One of my fellow teachers was trying to help a group of restless teenagers learn how to concentrate. After several unsuccessful attempts, he found a technique that worked. Each morning he asked the students to sit quietly for 5 minutes with their eyes closed and their minds concentrated inwardly. Every 30 seconds he would ring a small bell. Anyone whose mind was still focused when the bell rang could count a point (on the honor system). Wandering thoughts meant no point that time, but people could refocus their minds for the next bell. At the end of each session the students recorded their scores, each in a private journal that was shown only to the teacher. At the end of two weeks, the teacher felt the activity proved itself a success when the students asked if they could try it without the bell since the ringing was interrupting their concentration!

Exploring the Soul

Visualizations that ask children to go beyond their bodies and experience the freedom and wisdom of their souls can be both fun and beneficial. I had a little girl in one of my classes who was deeply grieving the death of her beloved pet. Her pain was greatly assuaged though, after a visualization in which her soul and the soul of her pet were able to laugh and play together and to continue loving each other even though their physical forms were not together.

There are so many possibilities for new insights when children do not feel weighed down by the heavy physical shells of their bodies. Once children have imagined that they are free of their physical form, many are able to let themselves inwardly explore in ways that they never would have before.

Some of the favorite ways that I have found for them to explore this experience are:

  • To imagine themselves floating up in the sky surrounded by stars. Piece by piece their bodies disappear. An invisible force, which is their higher self, remains. All that can be seen are the stars where their bodies used to be.
  • To imagine their bodies unzipping and falling away. Inside is a radiant being, glowing with brilliant light like a thousand candles.
  • To imagine their higher selves floating away, leaving their bodies behind to quietly rest until their higher selves finish their journeys and return to them.

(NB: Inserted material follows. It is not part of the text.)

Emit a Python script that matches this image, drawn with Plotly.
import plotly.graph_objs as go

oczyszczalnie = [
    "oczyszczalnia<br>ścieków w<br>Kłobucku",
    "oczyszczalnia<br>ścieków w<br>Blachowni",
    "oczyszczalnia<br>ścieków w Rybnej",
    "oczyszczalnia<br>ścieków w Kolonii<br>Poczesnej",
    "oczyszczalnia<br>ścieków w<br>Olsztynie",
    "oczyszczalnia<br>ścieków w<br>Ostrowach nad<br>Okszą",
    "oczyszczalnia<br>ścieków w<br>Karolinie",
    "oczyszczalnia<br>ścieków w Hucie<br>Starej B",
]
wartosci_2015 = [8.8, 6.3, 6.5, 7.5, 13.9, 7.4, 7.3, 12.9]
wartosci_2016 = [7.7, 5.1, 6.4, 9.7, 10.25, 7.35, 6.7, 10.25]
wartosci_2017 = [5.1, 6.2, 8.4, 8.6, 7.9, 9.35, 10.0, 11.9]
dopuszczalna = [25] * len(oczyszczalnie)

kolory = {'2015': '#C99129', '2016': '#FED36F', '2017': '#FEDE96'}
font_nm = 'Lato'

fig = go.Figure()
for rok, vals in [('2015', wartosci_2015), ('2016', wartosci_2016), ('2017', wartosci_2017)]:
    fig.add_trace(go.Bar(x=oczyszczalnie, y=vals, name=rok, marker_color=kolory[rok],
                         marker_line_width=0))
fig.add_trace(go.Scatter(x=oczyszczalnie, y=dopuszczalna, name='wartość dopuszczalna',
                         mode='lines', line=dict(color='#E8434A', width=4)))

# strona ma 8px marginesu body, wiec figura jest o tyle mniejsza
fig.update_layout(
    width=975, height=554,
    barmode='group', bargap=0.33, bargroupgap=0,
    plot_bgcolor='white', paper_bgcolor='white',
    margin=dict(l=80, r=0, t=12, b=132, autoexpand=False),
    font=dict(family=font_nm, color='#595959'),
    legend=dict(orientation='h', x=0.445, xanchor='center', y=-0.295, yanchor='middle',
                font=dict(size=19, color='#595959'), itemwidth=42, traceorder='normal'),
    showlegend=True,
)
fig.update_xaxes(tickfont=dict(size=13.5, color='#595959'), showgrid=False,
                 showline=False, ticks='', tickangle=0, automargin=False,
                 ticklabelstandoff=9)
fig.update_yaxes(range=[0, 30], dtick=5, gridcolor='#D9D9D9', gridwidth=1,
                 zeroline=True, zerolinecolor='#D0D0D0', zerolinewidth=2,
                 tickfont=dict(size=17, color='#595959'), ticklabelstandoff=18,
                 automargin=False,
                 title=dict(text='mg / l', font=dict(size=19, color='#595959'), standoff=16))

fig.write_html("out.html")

Once the children are imagining themselves as only their higher selves, they can be guided through a wide range of possibilities. All of the limitations that the body and personality impose on them are gone. They can visualize themselves going to other times, places, and lives. They can think of themselves in any form or existence that they choose.

For those who are just beginning even to think of some other existence than their usual physical one, it may be good to keep the activity fun and light. Asking children to imagine they are flying to other parts of the world or universe almost always produces an enjoyable experience.

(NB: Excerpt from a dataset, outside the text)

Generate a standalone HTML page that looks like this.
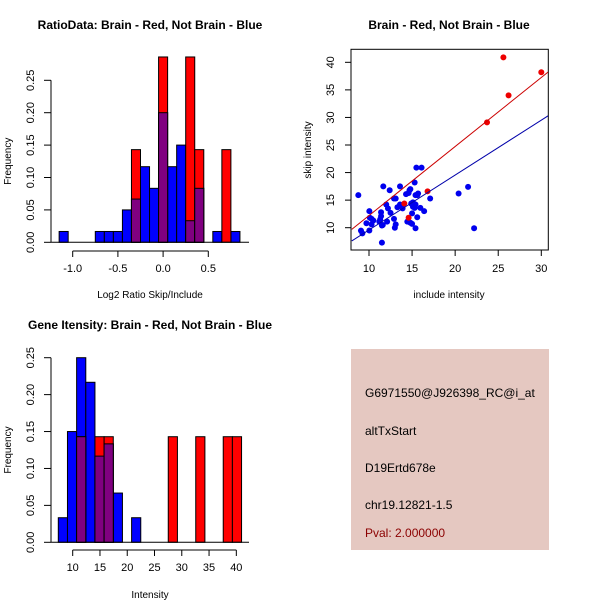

For those who are ready for a little more depth, you can delve into situations in which the wisdom and goodness of their higher selves has a part to play, or in which the union of that self with other soul realities can be felt. For example, you may guide children to let their higher selves flyaway to a beautiful, heavenly realm where the souls of many wise and loving people are. No speaking is necessary and yet everyone fully understands everyone else. So much love is shared. After a while it is time to return to one’s physical body, but even after the body has completely surrounded that higher self, it is still able to glow through the eyes and is eager to go out and share with others all of the love it received.